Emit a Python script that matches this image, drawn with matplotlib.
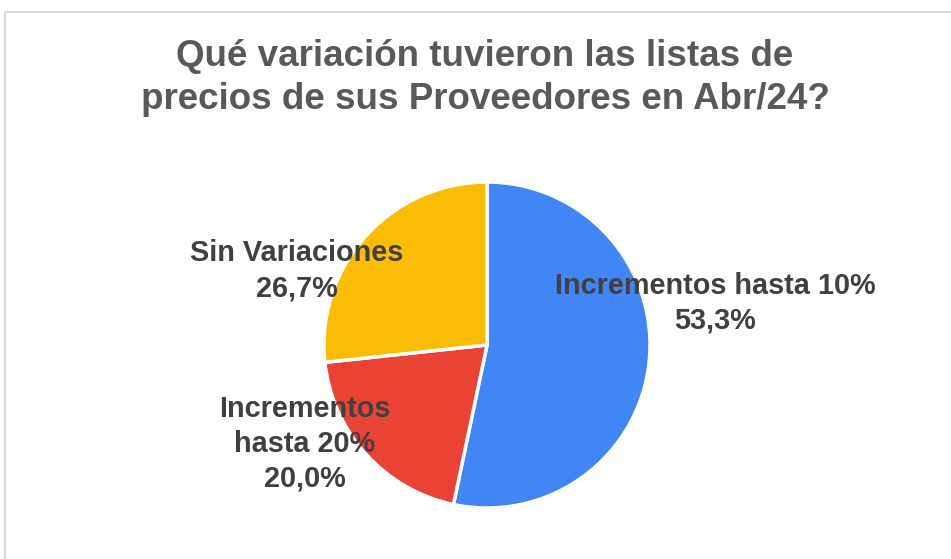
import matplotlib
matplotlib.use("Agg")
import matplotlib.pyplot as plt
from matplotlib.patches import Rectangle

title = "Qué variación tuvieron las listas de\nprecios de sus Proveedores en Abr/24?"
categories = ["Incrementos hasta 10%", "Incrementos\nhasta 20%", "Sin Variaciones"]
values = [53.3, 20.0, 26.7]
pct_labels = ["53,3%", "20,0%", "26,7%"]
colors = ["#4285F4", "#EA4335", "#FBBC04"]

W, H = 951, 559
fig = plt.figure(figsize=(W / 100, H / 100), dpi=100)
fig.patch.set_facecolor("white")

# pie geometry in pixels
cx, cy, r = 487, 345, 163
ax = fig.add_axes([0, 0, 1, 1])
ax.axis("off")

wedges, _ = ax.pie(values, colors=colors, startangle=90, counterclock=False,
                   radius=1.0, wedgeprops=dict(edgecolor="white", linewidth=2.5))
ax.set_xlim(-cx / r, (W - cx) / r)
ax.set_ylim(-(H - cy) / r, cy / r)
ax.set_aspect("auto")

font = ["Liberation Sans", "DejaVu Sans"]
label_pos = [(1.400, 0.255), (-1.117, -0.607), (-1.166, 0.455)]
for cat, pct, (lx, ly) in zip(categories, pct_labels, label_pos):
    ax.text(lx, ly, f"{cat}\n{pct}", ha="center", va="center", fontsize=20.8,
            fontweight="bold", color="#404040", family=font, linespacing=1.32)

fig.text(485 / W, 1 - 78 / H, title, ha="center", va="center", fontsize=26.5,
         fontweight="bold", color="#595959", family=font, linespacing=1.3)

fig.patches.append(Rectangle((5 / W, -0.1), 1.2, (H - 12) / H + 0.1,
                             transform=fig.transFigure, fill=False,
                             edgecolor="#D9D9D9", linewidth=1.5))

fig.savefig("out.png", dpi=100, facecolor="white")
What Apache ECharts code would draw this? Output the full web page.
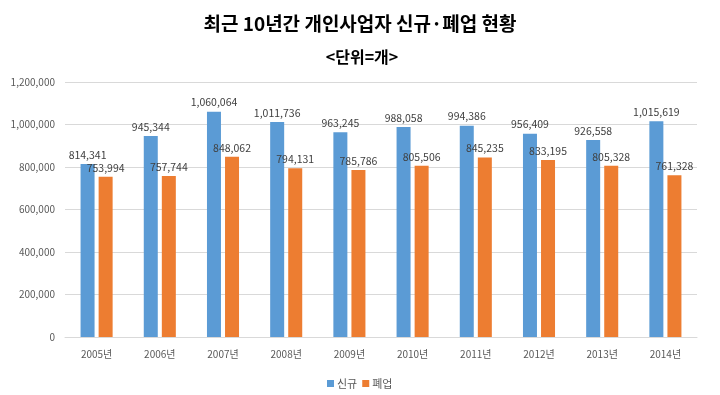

▬▬▬

_To do:_
Reproduce the data above in full, exactly as it is, with the pictures left out.

_In response:_
Emit a Python script that matches this image, drawn with matplotlib.
import matplotlib
matplotlib.use("Agg")
import matplotlib.pyplot as plt
from matplotlib.patches import Rectangle

title = "Qué variación tuvieron las listas de\nprecios de sus Proveedores en Abr/24?"
categories = ["Incrementos hasta 10%", "Incrementos\nhasta 20%", "Sin Variaciones"]
values = [53.3, 20.0, 26.7]
pct_labels = ["53,3%", "20,0%", "26,7%"]
colors = ["#4285F4", "#EA4335", "#FBBC04"]

W, H = 951, 559
fig = plt.figure(figsize=(W / 100, H / 100), dpi=100)
fig.patch.set_facecolor("white")

# pie geometry in pixels
cx, cy, r = 487, 345, 163
ax = fig.add_axes([0, 0, 1, 1])
ax.axis("off")

wedges, _ = ax.pie(values, colors=colors, startangle=90, counterclock=False,
                   radius=1.0, wedgeprops=dict(edgecolor="white", linewidth=2.5))
ax.set_xlim(-cx / r, (W - cx) / r)
ax.set_ylim(-(H - cy) / r, cy / r)
ax.set_aspect("auto")

font = ["Liberation Sans", "DejaVu Sans"]
label_pos = [(1.400, 0.255), (-1.117, -0.607), (-1.166, 0.455)]
for cat, pct, (lx, ly) in zip(categories, pct_labels, label_pos):
    ax.text(lx, ly, f"{cat}\n{pct}", ha="center", va="center", fontsize=20.8,
            fontweight="bold", color="#404040", family=font, linespacing=1.32)

fig.text(485 / W, 1 - 78 / H, title, ha="center", va="center", fontsize=26.5,
         fontweight="bold", color="#595959", family=font, linespacing=1.3)

fig.patches.append(Rectangle((5 / W, -0.1), 1.2, (H - 12) / H + 0.1,
                             transform=fig.transFigure, fill=False,
                             edgecolor="#D9D9D9", linewidth=1.5))

fig.savefig("out.png", dpi=100, facecolor="white")
What Apache ECharts code would draw this? Output the full web page.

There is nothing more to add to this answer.